Ah, but what about those? This won’t be a popular sentiment, but I’ve found that the IRB process helps me be more methodical in my research, because it asks me to plan more comprehensively in advance. I have to map out what I plan to do fairly carefully, yet I have never felt that I had to clear every in-class assessment or revision of a survey with the IRB. My sense is that what they are most concerned with is protecting students, and as long as my overall plan and my consent letter ensures that students’ grades won’t be affected by the project and that their identities will be protected, the IRB folks have been content.
At the same time, having to present this work to the IRB has made me much more thoughtful about the ethics of SoTL. Unlike my disciplinary research, which uses public documents, much of them created and used by people who are long dead, SoTL draws on the ideas and experiences of real people with whom I interact regularly, for whom I am responsible, and whose welfare concerns me. That’s actually part of what I like about this work.
View Sample Informed Consent Forms
Melinda de Jesús
Applying for IRB Approval: the Arizona State University Experience
In Fall 2001 I wrote up my VKP project and sent it to the ASU IRB (See de Jesús’ IRB Form). In short, they took a very long time in responding, and their initial response was negative. There were concerns regarding subject anonymity as well as “coercion” as I was interviewing current students about their experiences in my web-based class. Time was of the essence as I was expecting the VKP film crew here in a month and really needed to get my end of the project off the ground. I turned to my Associate Dean, for help. He has been very supportive of all my work with VKP. With his intervention, the IRB quickly revised its decision and merely requested that I add three specific items to my consent form (See memo outlining changes). The project went off without a hitch, and it was extremely interesting and rewarding.

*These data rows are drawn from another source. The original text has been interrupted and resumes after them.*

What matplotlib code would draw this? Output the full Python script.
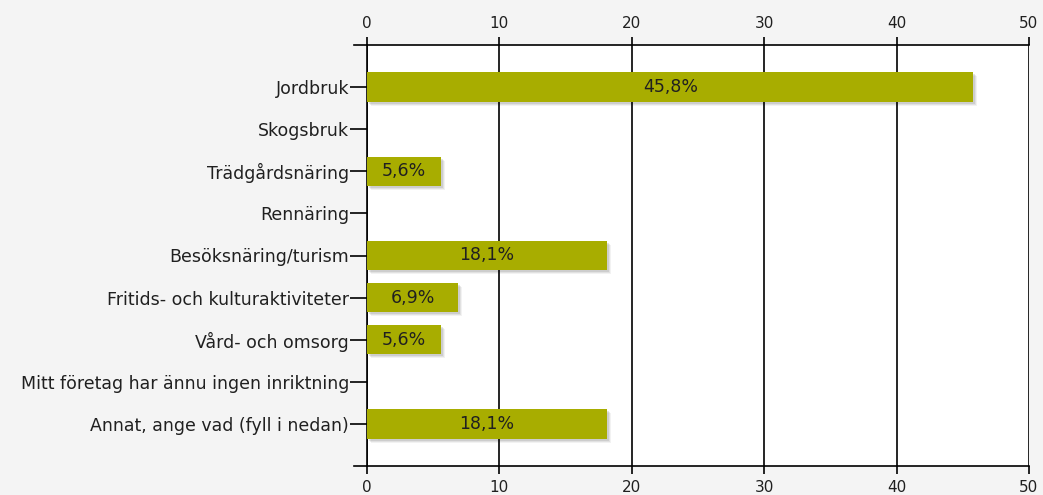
import numpy as np
import matplotlib
matplotlib.use('Agg')
import matplotlib.pyplot as plt
from matplotlib.transforms import offset_copy

categories = ['Jordbruk', 'Skogsbruk', 'Trädgårdsnäring', 'Rennäring',
              'Besöksnäring/turism', 'Fritids- och kulturaktiviteter',
              'Vård- och omsorg', 'Mitt företag har ännu ingen inriktning',
              'Annat, ange vad (fyll i nedan)']
values = [45.8, 0, 5.6, 0, 18.1, 6.9, 5.6, 0, 18.1]
labels = ['45,8%', '', '5,6%', '', '18,1%', '6,9%', '5,6%', '', '18,1%']
xticks = [0, 10, 20, 30, 40, 50]

bar_color = '#a8ad00'
bg = '#f4f4f4'
txt = '#202020'

fig = plt.figure(figsize=(10.43, 4.95), dpi=100, facecolor=bg)
ax = fig.add_axes([367/1043, 1-466/495, (1029-367)/1043, (466-45)/495])
ax.set_facecolor('white')

y = np.arange(len(categories))

# soft shadow behind bars
for i, d in enumerate([(4, -4, 0.10), (3, -3, 0.15), (2, -2, 0.2)]):
    tr = offset_copy(ax.transData, fig=fig, x=d[0], y=d[1], units='dots')
    ax.barh(y, values, height=0.7, color='#808080', alpha=d[2],
            transform=tr, zorder=1)
ax.barh(y, values, height=0.7, color=bar_color, zorder=3)

for yi, v, lab in zip(y, values, labels):
    if lab:
        ax.text(v/2, yi, lab, ha='center', va='center', fontsize=12.5,
                color=txt, zorder=4)

ax.set_xlim(0, 50)
ax.set_ylim(len(categories), -1)
ax.set_xticks(xticks)
ax.grid(axis='x', color='black', linewidth=1.2, zorder=2)
ax.set_axisbelow(False)
for ln in ax.get_xgridlines():
    ln.set_zorder(2)

ax.set_yticks(y)
ax.set_yticklabels(categories, fontsize=12.5, color=txt)
ax.tick_params(axis='y', length=12, width=1.2, color='black', pad=1)
ax.tick_params(axis='x', top=True, labeltop=True, length=6, width=1.2,
               color='black', labelsize=11, labelcolor=txt, pad=4)

ax.spines['right'].set_visible(False)
for s in ['top', 'bottom', 'left']:
    ax.spines[s].set_linewidth(1.2)
    ax.spines[s].set_color('black')

# extend top/bottom axis lines to the left
for yy in [0, 1]:
    ax.plot([-0.02, 0], [yy, yy], transform=ax.transAxes, color='black',
            linewidth=1.2, clip_on=False)

fig.savefig('out.png', dpi=100, facecolor=bg)
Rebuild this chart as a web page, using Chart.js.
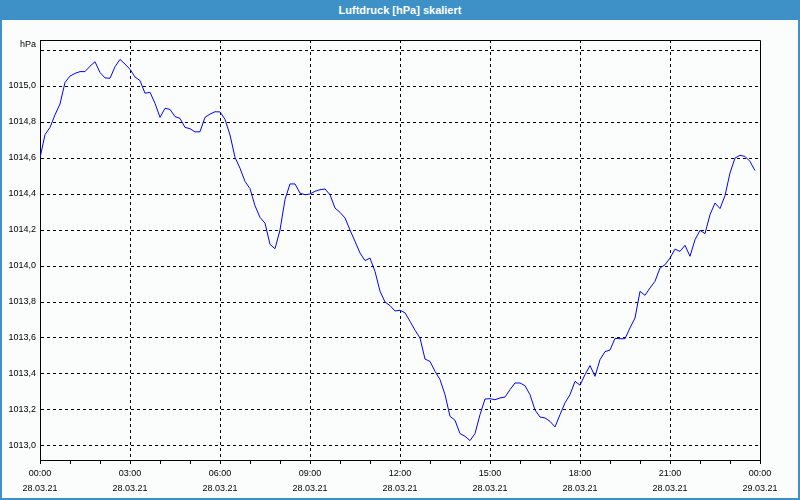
<!DOCTYPE html>
<html><head><meta charset="utf-8">
<script src="https://cdn.jsdelivr.net/npm/chart.js@4"></script>
<style>
html,body{margin:0;padding:0;background:#fbfdfd;}
#wrap{position:relative;width:800px;height:500px;overflow:hidden;background:#fbfdfd;}
#frame{position:absolute;left:0;top:0;width:796px;height:498px;border:2px solid #3d91c7;border-top:0;}
#title{position:absolute;left:0;top:0;width:800px;height:20px;background:#3d91c7;color:#fff;font:bold 11px "Liberation Sans",Arial,sans-serif;text-align:center;line-height:20px;}
canvas{position:absolute;left:0;top:0;}
</style></head>
<body>
<div id="wrap">
  <div id="frame"></div>
  <div id="title">Luftdruck [hPa] skaliert</div>
  <canvas id="c" width="800" height="500"></canvas>
</div>
<script>
// Luftdruck in hPa, one value every 10 minutes from 28.03.21 00:00
const pressure = [
  1014.600,1014.730,1014.770,1014.840,1014.900,1015.020,1015.055,1015.070,1015.080,1015.080,
  1015.110,1015.135,1015.075,1015.045,1015.043,1015.107,1015.148,1015.122,1015.093,1015.050,
  1015.030,1014.960,1014.965,1014.904,1014.826,1014.876,1014.870,1014.830,1014.820,1014.770,
  1014.763,1014.745,1014.746,1014.826,1014.844,1014.857,1014.856,1014.815,1014.728,1014.604,
  1014.543,1014.470,1014.430,1014.335,1014.270,1014.238,1014.120,1014.096,1014.200,1014.369,
  1014.456,1014.456,1014.405,1014.396,1014.400,1014.415,1014.424,1014.428,1014.396,1014.322,
  1014.298,1014.267,1014.200,1014.137,1014.072,1014.030,1014.044,1013.970,1013.860,1013.800,
  1013.780,1013.750,1013.754,1013.740,1013.693,1013.643,1013.600,1013.483,1013.470,1013.415,
  1013.369,1013.285,1013.165,1013.143,1013.069,1013.054,1013.030,1013.069,1013.174,1013.261,
  1013.263,1013.257,1013.267,1013.272,1013.313,1013.350,1013.350,1013.335,1013.285,1013.200,
  1013.161,1013.156,1013.137,1013.106,1013.174,1013.240,1013.285,1013.359,1013.338,1013.396,
  1013.447,1013.387,1013.480,1013.524,1013.533,1013.598,1013.596,1013.596,1013.656,1013.711,
  1013.859,1013.837,1013.878,1013.915,1013.989,1014.007,1014.044,1014.094,1014.081,1014.115,
  1014.054,1014.146,1014.198,1014.180,1014.285,1014.350,1014.319,1014.391,1014.517,1014.600,
  1014.615,1014.609,1014.581,1014.530
];
const sampleStepMinutes = 10;
const sampleMinutes = pressure.map((_, i) => i * sampleStepMinutes);

// axis ticks
const yTicks = [1013.0,1013.2,1013.4,1013.6,1013.8,1014.0,1014.2,1014.4,1014.6,1014.8,1015.0,1015.2];
const yUnit = 'hPa';
const xHourTicks = [0,1,2,3,4,5,6,7,8,9,10,11,12,13,14,15,16,17,18,19,20,21,22,23,24];
const xMajorTimes = ['00:00','03:00','06:00','09:00','12:00','15:00','18:00','21:00','00:00'];
const xMajorDates = ['28.03.21','28.03.21','28.03.21','28.03.21','28.03.21','28.03.21','28.03.21','28.03.21','29.03.21'];

const FONT = '"Liberation Sans", Arial, sans-serif';

const framePlugin = {
  id: 'frame',
  afterDraw(chart) {
    const {ctx, chartArea: a} = chart;
    ctx.save();
    ctx.strokeStyle = '#000';
    ctx.lineWidth = 1;
    ctx.beginPath();
    ctx.moveTo(a.left, a.top + 0.5);
    ctx.lineTo(a.right + 0.5, a.top + 0.5);
    ctx.lineTo(a.right + 0.5, a.bottom + 0.5);
    ctx.stroke();
    ctx.fillStyle = '#000';
    ctx.font = '9px ' + FONT;
    ctx.textAlign = 'right';
    ctx.textBaseline = 'middle';
    ctx.fillText(yUnit, a.left - 4, chart.scales.y.getPixelForValue(1015.2) - 5);
    ctx.restore();
  }
};

new Chart(document.getElementById('c'), {
  type: 'line',
  data: {
    datasets: [{
      data: pressure.map((v, i) => ({x: sampleMinutes[i], y: v})),
      borderColor: '#0000ff',
      borderWidth: 1,
      pointRadius: 0,
      tension: 0,
      fill: false
    }]
  },
  options: {
    responsive: false,
    animation: false,
    devicePixelRatio: 1,
    layout: {padding: {left: 0, right: 40, top: 40, bottom: 0}},
    plugins: {legend: {display: false}, tooltip: {enabled: false}, title: {display: false}},
    scales: {
      x: {
        type: 'linear',
        min: 0,
        max: 1440,
        afterFit(s) { s.height = 40; },
        afterBuildTicks(s) { s.ticks = xHourTicks.map(h => ({value: h * 60})); },
        border: {display: true, color: '#000', width: 1, dash: [3, 3]},
        grid: {
          color: (c) => {
            const v = c.tick ? c.tick.value : -1;
            return (v % 180 === 0 && v > 0 && v < 1440) ? '#000' : 'rgba(0,0,0,0)';
          },
          lineWidth: 1,
          tickColor: '#000',
          tickLength: 4,
          drawTicks: true
        },
        ticks: {
          autoSkip: false,
          maxRotation: 0,
          padding: 2,
          color: '#000',
          font: {family: FONT, size: 9, lineHeight: 1.65},
          callback: (v) => {
            if (v % 180 !== 0) return '';
            const i = v / 180;
            return [xMajorTimes[i], xMajorDates[i]];
          }
        }
      },
      y: {
        type: 'linear',
        min: 1012.9222,
        max: 1015.2556,
        afterFit(s) { s.width = 40; },
        afterBuildTicks(s) { s.ticks = yTicks.map(v => ({value: v})); },
        border: {display: true, color: '#000', width: 1, dash: [3, 3]},
        grid: {color: '#000', lineWidth: 1, drawTicks: false},
        ticks: {
          padding: 4,
          color: '#000',
          font: {family: FONT, size: 9},
          callback: (v) => (Math.abs(v - 1015.2) < 1e-6 ? '' : v.toFixed(1).replace('.', ','))
        }
      }
    }
  },
  plugins: [framePlugin]
});
</script>
</body></html>
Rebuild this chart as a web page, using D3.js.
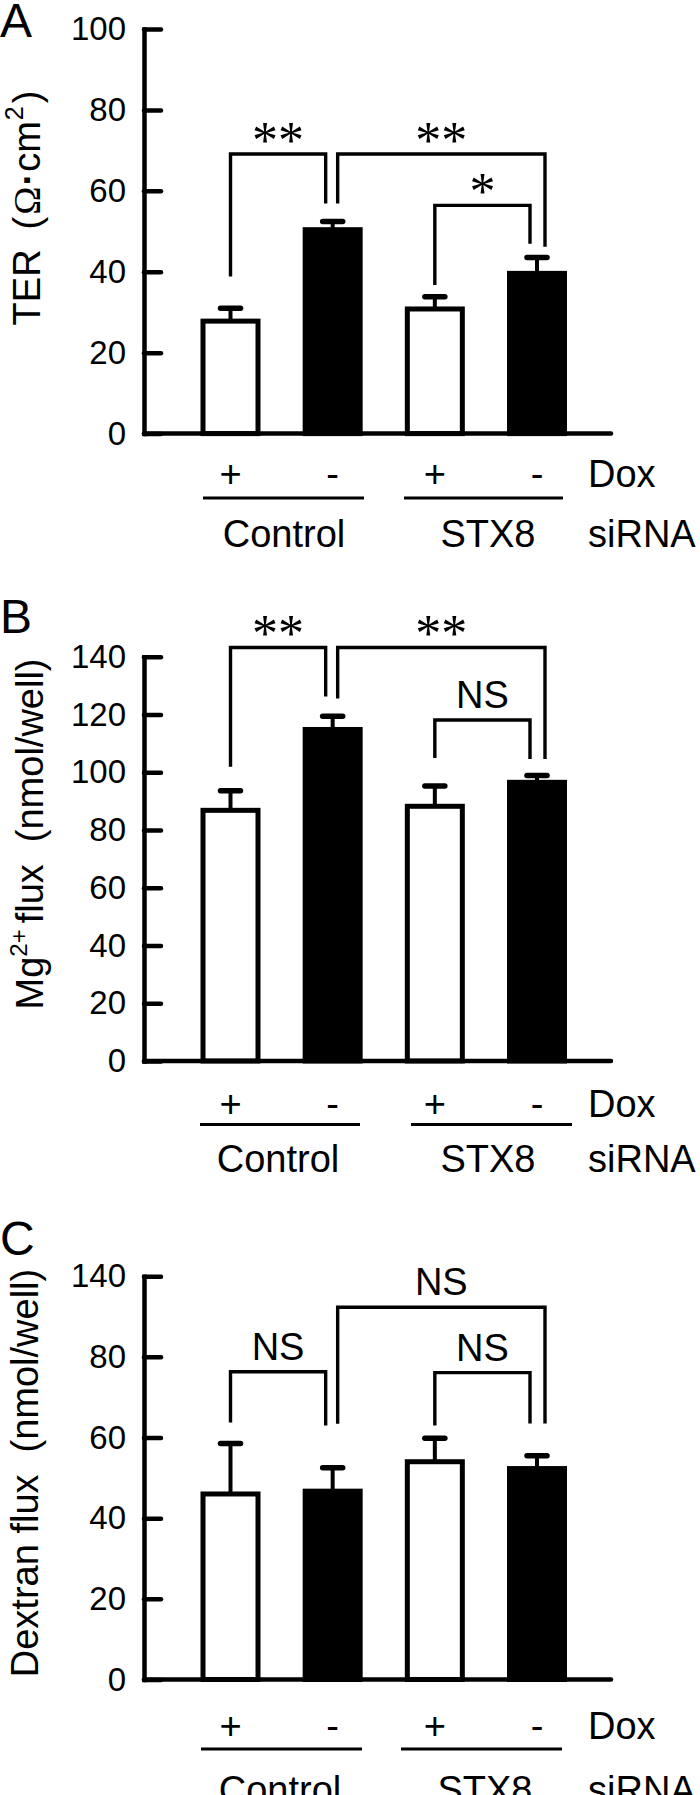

What I’m finding is that ASU in general is at a loss to evaluate scholarship on teaching and learning, particularly if it is coming from people in the Humanities. My Dean requested that I revise and resubmit my summer research grant (my VKP project) to incorporate social science methodology even though I do Asian American literature and culture. I revised this proposal and did receive summer funding, but the process underscores that while there indeed is institutional interest in SoTL, it does not translate well to RTP/grant committees. SoTL is perceived to be something that happens in our Center for Learning and Teaching–not something that I engage in as part of my research agenda. Furthermore, the weight given to quantitative vs qualitative research in the College of Public Programs (where my department is housed) places me in a weird bind. I feel as if I’m breaking new ground in terms of incorporating SoTL and my humanities training with Asian American Studies and new media pedagogies, but I am having problems translating this work into the more social science-based methodologies reified by my College.
Nevertheless, I am really pleased with the data I was able to collect, and am looking forward to creating an interactive on-line essay that incorporates my student interviews about the ways they learn in the Asian American studies classroom.